Nevertheless, to be able to generate insights that influence vehicle design, the data needs to get bigger. Meaning, companies should gather data from hundreds and thousands of vehicles across user types, fleets, and regions.
For this to happen, fleets and their drivers should choose to let their data be aggregated and analyzed. A few TSPs, fleet management information systems providers, and third parties offer fleets the option to release their data to the provider.
Vehicle data monetization – 4 practical use cases
All cases of data collection in a vehicle can be potentially turned into a benefit concerning one of these three areas:
- Generating revenue
- Reducing costs
- Increasing safety & security
Data monetization can be based on one or a combination of activities from different areas. Currently, revenue data is frequently generated by selling new functionalities and services in the automotive market. Typically, they are directly linked to the vehicle and are aimed at the driver (direct monetization).
With the deployment of a massive number of sensors, the future of the car will know and read the driver’s needs. Hence, such vehicles can be used for tailored advertising. And the third way of generating income is by selling data to advertising companies, which will further use it to promote third-party brands. Nevertheless, this business model for data monetization causes the most distrust among consumers.
Below, we look at a few of CloudMade’s use cases that leverage data.
1. Micro-targeted service
Being able to enter the car wash without waiting in line, and a suggestion where you can find free parking space. Who wouldn’t take advantage of such opportunities in bustling cities for a small charge or exchange their vehicle’s registration number?
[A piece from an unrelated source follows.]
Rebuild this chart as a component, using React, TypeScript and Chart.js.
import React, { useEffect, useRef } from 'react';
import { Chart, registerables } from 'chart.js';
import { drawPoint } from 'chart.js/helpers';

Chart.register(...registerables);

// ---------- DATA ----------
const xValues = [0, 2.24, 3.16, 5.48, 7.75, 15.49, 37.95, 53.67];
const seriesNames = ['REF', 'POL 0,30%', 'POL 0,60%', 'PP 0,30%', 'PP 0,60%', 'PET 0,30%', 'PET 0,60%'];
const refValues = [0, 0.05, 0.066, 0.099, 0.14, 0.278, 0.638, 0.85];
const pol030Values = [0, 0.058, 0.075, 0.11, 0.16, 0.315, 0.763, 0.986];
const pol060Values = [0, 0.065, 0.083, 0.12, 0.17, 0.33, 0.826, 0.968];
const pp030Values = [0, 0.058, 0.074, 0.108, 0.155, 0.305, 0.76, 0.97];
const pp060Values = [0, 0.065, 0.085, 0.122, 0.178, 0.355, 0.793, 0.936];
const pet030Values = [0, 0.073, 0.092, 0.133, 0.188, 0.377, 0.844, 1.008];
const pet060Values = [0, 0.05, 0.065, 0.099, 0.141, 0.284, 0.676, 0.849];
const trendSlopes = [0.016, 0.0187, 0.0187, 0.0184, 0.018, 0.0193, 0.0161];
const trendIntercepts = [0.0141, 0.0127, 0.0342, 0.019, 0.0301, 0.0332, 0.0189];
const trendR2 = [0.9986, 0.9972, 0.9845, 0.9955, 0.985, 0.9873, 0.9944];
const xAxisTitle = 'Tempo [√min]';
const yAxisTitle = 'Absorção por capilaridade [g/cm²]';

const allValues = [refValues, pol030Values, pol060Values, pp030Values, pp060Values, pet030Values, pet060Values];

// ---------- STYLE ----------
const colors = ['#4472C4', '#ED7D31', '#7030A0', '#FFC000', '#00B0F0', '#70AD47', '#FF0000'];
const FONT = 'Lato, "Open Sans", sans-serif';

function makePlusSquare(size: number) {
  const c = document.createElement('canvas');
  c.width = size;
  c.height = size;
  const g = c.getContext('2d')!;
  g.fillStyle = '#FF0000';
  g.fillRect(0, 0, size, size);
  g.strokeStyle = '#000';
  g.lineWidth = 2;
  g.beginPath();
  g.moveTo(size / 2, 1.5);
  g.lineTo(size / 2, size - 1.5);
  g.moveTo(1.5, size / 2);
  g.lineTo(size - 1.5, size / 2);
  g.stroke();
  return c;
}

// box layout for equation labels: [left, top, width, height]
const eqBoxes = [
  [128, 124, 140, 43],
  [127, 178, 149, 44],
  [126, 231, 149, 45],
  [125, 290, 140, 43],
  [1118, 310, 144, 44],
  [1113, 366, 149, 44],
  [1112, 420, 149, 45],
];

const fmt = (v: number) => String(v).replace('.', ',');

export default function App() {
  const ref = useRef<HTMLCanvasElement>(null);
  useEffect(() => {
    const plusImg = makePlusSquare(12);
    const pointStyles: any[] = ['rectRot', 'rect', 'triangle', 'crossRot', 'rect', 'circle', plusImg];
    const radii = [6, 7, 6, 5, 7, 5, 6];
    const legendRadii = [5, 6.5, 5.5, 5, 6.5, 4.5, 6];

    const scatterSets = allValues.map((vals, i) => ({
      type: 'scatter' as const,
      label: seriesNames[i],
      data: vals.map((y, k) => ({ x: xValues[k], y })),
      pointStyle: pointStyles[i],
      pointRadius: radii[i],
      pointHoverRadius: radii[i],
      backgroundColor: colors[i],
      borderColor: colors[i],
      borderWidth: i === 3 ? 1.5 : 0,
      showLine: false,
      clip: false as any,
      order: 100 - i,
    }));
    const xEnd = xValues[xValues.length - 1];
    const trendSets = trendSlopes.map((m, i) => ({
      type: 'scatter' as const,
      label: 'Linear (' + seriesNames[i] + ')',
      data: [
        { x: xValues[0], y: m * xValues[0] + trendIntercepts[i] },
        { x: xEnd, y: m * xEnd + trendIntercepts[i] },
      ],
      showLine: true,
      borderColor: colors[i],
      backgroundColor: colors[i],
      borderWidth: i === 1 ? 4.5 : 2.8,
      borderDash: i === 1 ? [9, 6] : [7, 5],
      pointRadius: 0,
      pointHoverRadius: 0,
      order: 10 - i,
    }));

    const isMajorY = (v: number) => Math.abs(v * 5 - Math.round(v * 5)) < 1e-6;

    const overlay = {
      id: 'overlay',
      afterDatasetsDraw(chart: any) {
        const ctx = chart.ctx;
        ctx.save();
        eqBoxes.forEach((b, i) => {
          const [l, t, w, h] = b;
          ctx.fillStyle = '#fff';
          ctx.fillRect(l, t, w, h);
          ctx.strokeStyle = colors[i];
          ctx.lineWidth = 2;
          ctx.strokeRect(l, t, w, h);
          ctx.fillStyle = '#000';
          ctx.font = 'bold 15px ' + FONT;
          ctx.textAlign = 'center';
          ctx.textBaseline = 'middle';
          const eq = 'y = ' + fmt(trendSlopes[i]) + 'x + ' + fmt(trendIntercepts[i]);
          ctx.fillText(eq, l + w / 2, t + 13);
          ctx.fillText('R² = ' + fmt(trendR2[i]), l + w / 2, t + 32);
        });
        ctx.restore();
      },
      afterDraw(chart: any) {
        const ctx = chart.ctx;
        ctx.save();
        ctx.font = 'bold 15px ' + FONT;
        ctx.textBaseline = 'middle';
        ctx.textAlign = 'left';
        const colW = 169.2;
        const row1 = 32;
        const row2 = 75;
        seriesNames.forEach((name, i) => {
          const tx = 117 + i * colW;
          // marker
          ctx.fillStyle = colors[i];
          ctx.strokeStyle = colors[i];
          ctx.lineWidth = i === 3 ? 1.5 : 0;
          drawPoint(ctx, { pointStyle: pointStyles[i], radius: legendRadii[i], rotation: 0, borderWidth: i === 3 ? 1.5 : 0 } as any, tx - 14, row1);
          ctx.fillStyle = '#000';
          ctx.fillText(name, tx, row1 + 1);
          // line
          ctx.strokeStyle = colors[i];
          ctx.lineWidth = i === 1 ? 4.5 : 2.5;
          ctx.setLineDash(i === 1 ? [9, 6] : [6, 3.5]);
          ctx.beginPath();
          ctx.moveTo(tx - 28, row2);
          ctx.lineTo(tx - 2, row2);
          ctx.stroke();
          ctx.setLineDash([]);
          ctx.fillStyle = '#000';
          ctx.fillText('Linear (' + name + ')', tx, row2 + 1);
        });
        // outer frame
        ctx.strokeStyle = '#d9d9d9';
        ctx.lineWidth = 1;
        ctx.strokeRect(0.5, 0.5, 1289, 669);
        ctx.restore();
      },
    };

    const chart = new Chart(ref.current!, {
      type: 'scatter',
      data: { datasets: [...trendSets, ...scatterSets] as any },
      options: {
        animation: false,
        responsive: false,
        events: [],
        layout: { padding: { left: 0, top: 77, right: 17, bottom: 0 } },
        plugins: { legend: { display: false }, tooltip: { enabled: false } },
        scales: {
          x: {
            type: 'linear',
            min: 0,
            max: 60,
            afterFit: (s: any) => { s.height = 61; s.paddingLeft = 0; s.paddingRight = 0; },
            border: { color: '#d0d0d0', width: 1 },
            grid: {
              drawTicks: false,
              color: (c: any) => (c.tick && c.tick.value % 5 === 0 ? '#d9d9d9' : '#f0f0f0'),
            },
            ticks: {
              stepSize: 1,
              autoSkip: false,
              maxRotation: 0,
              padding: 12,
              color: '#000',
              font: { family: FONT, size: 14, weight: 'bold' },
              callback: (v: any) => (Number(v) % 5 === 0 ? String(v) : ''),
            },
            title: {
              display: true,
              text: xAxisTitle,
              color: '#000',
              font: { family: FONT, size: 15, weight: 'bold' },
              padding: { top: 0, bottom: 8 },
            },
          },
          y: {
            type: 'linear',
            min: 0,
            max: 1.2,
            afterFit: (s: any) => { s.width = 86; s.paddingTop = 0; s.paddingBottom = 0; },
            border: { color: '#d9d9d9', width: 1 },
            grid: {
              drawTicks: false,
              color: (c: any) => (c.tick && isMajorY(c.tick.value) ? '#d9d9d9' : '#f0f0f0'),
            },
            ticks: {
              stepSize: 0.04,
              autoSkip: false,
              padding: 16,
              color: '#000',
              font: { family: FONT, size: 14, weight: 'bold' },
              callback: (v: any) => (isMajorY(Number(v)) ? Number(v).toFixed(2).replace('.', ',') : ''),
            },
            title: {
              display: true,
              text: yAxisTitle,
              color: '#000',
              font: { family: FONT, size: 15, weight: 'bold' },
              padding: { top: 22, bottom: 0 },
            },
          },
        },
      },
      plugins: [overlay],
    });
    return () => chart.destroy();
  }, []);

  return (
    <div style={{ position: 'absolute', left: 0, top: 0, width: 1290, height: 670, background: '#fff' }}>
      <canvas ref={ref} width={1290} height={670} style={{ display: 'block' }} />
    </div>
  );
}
Our solutions suggest third-party in-app services, like a car wash and parking based on customer purchases and affinities.
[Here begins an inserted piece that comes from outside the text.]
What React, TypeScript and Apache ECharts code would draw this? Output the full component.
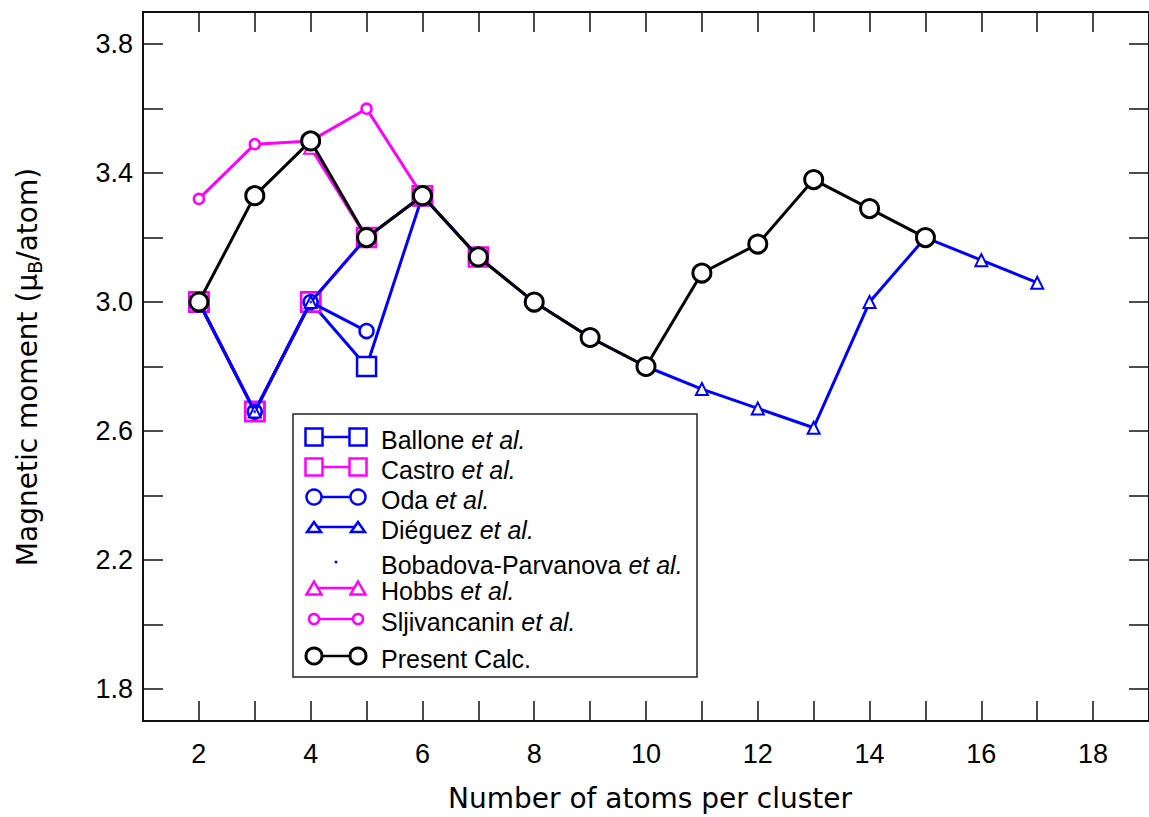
import React, { useEffect, useRef } from "react";
import * as echarts from "echarts";

// ---------- data ----------
const presentAtoms = [2, 3, 4, 5, 6, 7, 8, 9, 10, 11, 12, 13, 14, 15];
const presentMoment = [3.0, 3.33, 3.5, 3.2, 3.33, 3.14, 3.0, 2.89, 2.8, 3.09, 3.18, 3.38, 3.29, 3.2];

const ballonAtoms = [2, 3, 4, 5, 6];
const ballonMoment = [3.0, 2.66, 3.0, 2.8, 3.33];

const castroAtoms = [2, 3, 4, 5, 6, 7];
const castroMoment = [3.0, 2.66, 3.0, 3.2, 3.33, 3.14];

const odaAtoms = [2, 3, 4, 5];
const odaMoment = [3.0, 2.66, 3.0, 2.91];

const dieguezAtoms = [2, 3, 4, 5, 6, 7, 8, 9, 10, 11, 12, 13, 14, 15, 16, 17];
const dieguezMoment = [3.0, 2.66, 3.0, 3.2, 3.33, 3.14, 3.0, 2.89, 2.8, 2.73, 2.67, 2.61, 3.0, 3.2, 3.13, 3.06];

const bobadovaAtoms = [3, 4];
const bobadovaMoment = [2.66, 3.0];

const hobbsAtoms = [4, 5];
const hobbsMoment = [3.48, 3.2];

const sljAtoms = [2, 3, 4, 5, 6];
const sljMoment = [3.32, 3.49, 3.5, 3.6, 3.33];

const xTickLabels = [2, 4, 6, 8, 10, 12, 14, 16, 18];
const yTickLabels = [1.8, 2.2, 2.6, 3.0, 3.4, 3.8];
const yTicks = [1.8, 2.0, 2.2, 2.4, 2.6, 2.8, 3.0, 3.2, 3.4, 3.6, 3.8];

const legendNames = [
  "Ballone",
  "Castro",
  "Oda",
  "Diéguez",
  "Bobadova-Parvanova",
  "Hobbs",
  "Sljivancanin",
  "Present Calc.",
];
const legendItalic = [true, true, true, true, true, true, true, false];

const BLUE = "#0000ff";
const MAGENTA = "#ff00ff";
const BLACK = "#000000";

const TICK_FONT = "Liberation Sans";
const TITLE_FONT = "DejaVu Sans";

function lineSeries(
  name: string,
  xs: number[],
  ys: number[],
  color: string,
  symbol: string,
  size: number,
  lw: number,
  symLw: number,
  z: number
) {
  return {
    name,
    type: "line",
    data: xs.map((x, i) => [x, ys[i]]),
    symbol,
    symbolSize: size,
    showSymbol: true,
    showAllSymbol: true,
    lineStyle: { color, width: lw },
    itemStyle: { color: "#ffffff", borderColor: color, borderWidth: symLw },
    emphasis: { disabled: true },
    z,
  };
}

type Leg = { color: string; shape: string; w: number; h: number; lw: number; line: boolean };
const legendStyles: Leg[] = [
  { color: BLUE, shape: "square", w: 17, h: 17, lw: 2.5, line: true },
  { color: MAGENTA, shape: "square", w: 17, h: 17, lw: 2.5, line: true },
  { color: BLUE, shape: "circle", w: 15, h: 15, lw: 2.5, line: true },
  { color: BLUE, shape: "triangle", w: 14, h: 10, lw: 2.5, line: true },
  { color: BLUE, shape: "dot", w: 3, h: 3, lw: 0, line: false },
  { color: MAGENTA, shape: "triangle", w: 15, h: 13, lw: 2.5, line: true },
  { color: MAGENTA, shape: "circle", w: 10, h: 10, lw: 2.5, line: true },
  { color: BLACK, shape: "circle", w: 16, h: 16, lw: 3, line: true },
];
const legendRowY = [437, 467, 497, 527, 562, 588, 619, 656];

function legendSymbol(s: Leg, cx: number, cy: number): any {
  const style = { fill: "#ffffff", stroke: s.color, lineWidth: s.lw };
  if (s.shape === "square") {
    return { type: "rect", shape: { x: cx - s.w / 2, y: cy - s.h / 2, width: s.w, height: s.h }, style, z: 102 };
  }
  if (s.shape === "circle") {
    return { type: "circle", shape: { cx, cy, r: s.w / 2 }, style, z: 102 };
  }
  if (s.shape === "triangle") {
    return {
      type: "polygon",
      shape: {
        points: [
          [cx, cy - s.h / 2],
          [cx + s.w / 2, cy + s.h / 2],
          [cx - s.w / 2, cy + s.h / 2],
        ],
      },
      style,
      z: 102,
    };
  }
  return { type: "circle", shape: { cx, cy, r: s.w / 2 }, style: { fill: s.color }, z: 102 };
}

function buildLegend(): any[] {
  const els: any[] = [];
  const boxX = 293;
  const boxY = 414;
  els.push({
    type: "rect",
    shape: { x: boxX, y: boxY, width: 404, height: 263 },
    style: { fill: "#ffffff", stroke: "#222222", lineWidth: 1.5 },
    z: 100,
  });
  const x1 = 314;
  const x2 = 358;
  legendNames.forEach((name, i) => {
    const s = legendStyles[i];
    const y = legendRowY[i];
    if (s.line) {
      els.push({
        type: "line",
        shape: { x1, y1: y, x2, y2: y },
        style: { stroke: s.color, lineWidth: 2.5 },
        z: 101,
      });
      els.push(legendSymbol(s, x1, y));
      els.push(legendSymbol(s, x2, y));
    } else {
      els.push(legendSymbol(s, (x1 + x2) / 2, y));
    }
    els.push({
      type: "text",
      x: 381,
      y: y + 3,
      z: 103,
      style: {
        text: legendItalic[i] ? `{n|${name} }{i|et al.}` : `{n|${name}}`,
        align: "left",
        verticalAlign: "middle",
        rich: {
          n: { fontFamily: TICK_FONT, fontSize: 25, lineHeight: 22, fill: "#000000" },
          i: { fontFamily: TICK_FONT, fontSize: 25, lineHeight: 22, fontStyle: "italic", fill: "#000000" },
        },
      },
    });
  });
  return els;
}

export default function App() {
  const ref = useRef<HTMLDivElement>(null);

  useEffect(() => {
    if (!ref.current) return;
    const chart = echarts.init(ref.current, null, { renderer: "svg" });

    const axisLine = { show: true, lineStyle: { color: "#111111", width: 2 } };
    const axisTick = { show: true, inside: true, length: 20, lineStyle: { color: "#111111", width: 1.5 } };

    const option: any = {
      animation: false,
      backgroundColor: "#ffffff",
      grid: { left: 143, top: 12, width: 1013, height: 709, containLabel: false },
      xAxis: [
        {
          type: "value",
          min: 1,
          max: 19,
          interval: 1,
          position: "bottom",
          axisLine,
          axisTick,
          splitLine: { show: false },
          axisLabel: {
            customValues: xTickLabels,
            fontFamily: TICK_FONT,
            fontSize: 27,
            color: "#000000",
            margin: 19,
          },
        },
        {
          type: "value",
          min: 1,
          max: 19,
          interval: 1,
          position: "top",
          axisLine,
          axisTick,
          splitLine: { show: false },
          axisLabel: { show: false },
        },
      ],
      yAxis: [
        {
          type: "value",
          min: 1.7,
          max: 3.9,
          position: "left",
          axisLine,
          axisTick: { ...axisTick, customValues: yTicks },
          splitLine: { show: false },
          axisLabel: {
            customValues: yTickLabels,
            formatter: (v: number) => v.toFixed(1),
            fontFamily: TICK_FONT,
            fontSize: 27,
            color: "#000000",
            margin: 10,
          },
        },
        {
          type: "value",
          min: 1.7,
          max: 3.9,
          position: "right",
          axisLine,
          axisTick: { ...axisTick, customValues: yTicks },
          splitLine: { show: false },
          axisLabel: { show: false },
        },
      ],
      series: [
        lineSeries("Ballone", ballonAtoms, ballonMoment, BLUE, "rect", 19, 3, 2.5, 3),
        lineSeries("Castro", castroAtoms, castroMoment, MAGENTA, "rect", 19, 3, 2.5, 4),
        lineSeries("Oda", odaAtoms, odaMoment, BLUE, "circle", 14, 3, 2.5, 5),
        lineSeries("Diéguez", dieguezAtoms, dieguezMoment, BLUE, "triangle", 12, 3, 2, 6),
        {
          name: "Bobadova-Parvanova",
          type: "scatter",
          data: bobadovaAtoms.map((x, i) => [x, bobadovaMoment[i]]),
          symbol: "circle",
          symbolSize: 3,
          itemStyle: { color: BLUE },
          emphasis: { disabled: true },
          z: 7,
        },
        lineSeries("Hobbs", hobbsAtoms, hobbsMoment, MAGENTA, "triangle", 13, 3, 2, 8),
        lineSeries("Sljivancanin", sljAtoms, sljMoment, MAGENTA, "circle", 10, 3, 2.5, 9),
        lineSeries("Present Calc.", presentAtoms, presentMoment, BLACK, "circle", 18, 3, 3, 10),
      ],
      graphic: [
        {
          type: "text",
          x: 650,
          y: 798,
          z: 50,
          style: {
            text: "Number of atoms per cluster",
            fontFamily: TITLE_FONT,
            fontSize: 28,
            fill: "#000000",
            align: "center",
            verticalAlign: "middle",
          },
        },
        {
          type: "text",
          x: 27,
          y: 367,
          rotation: Math.PI / 2,
          z: 50,
          style: {
            text: "{n|Magnetic moment (μ}{s|B}{n|/atom)}",
            align: "center",
            verticalAlign: "middle",
            rich: {
              n: { fontFamily: TITLE_FONT, fontSize: 28, lineHeight: 34, fill: "#000000", verticalAlign: "middle" },
              s: { fontFamily: TITLE_FONT, fontSize: 19, lineHeight: 34, fill: "#000000", verticalAlign: "bottom" },
            },
          },
        },
        ...buildLegend(),
      ],
    };

    chart.setOption(option);
    return () => {
      chart.dispose();
    };
  }, []);

  return (
    <div
      ref={ref}
      style={{ position: "fixed", left: 0, top: 0, width: 1149, height: 817, background: "#ffffff" }}
    />
  );
}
2. Insurance risk optimization
Who wouldn’t prefer paying less for vehicle insurance? Our system analyses driver behavior while driving and habits, evaluating them according to the regulations to tune individual pricing and negotiate bundled pricing with providers.
3. App-mobility predictions
Think options that simplify commute tasks like real-time road traffic updates, navigation shortcuts, nearby filling stations recommendations, current fuel prices, etc. And all that through voice commands and questions you ask while driving.
4. Predictive maintenance
As a car becomes much like a smartphone that gets new functions every now and then, it becomes an ideal platform for advertising activities. Particularly systems that analyze vehicle usage and health over the lifecycle and predict optimal times for servicing and maintenance.
Connected and autonomous vehicles create new business opportunities for data monetization. Nevertheless, strategic partnerships become crucial for OEMs due to organizational, technological, social, and regulatory issues.
Players in the car data monetization market have already started collaborating with entities like public institutions, high-tech suppliers, and customers.
Communicating the value of shared data to consumers is the first step to vehicle data monetization. Once this is done, automotive market players will have to abide by the following rules of car data monetization.
- Ensure transparency in data usage.
- Offer customers an option to choose what is shared and state the purposes clearly.
- Provide customers access to the gathered data.
- Invest in data security, and never misuse information.
- Never use data against your consumer’s wishes.
- Provide customers the option to edit and change their data sharing preferences.
Winning customers’ trust is vital for the overall progress in leveraging connected vehicle data. In fact, any advancement in the field should be based on customer-centered principles and the idea of building a comfortable and safe environment for drivers.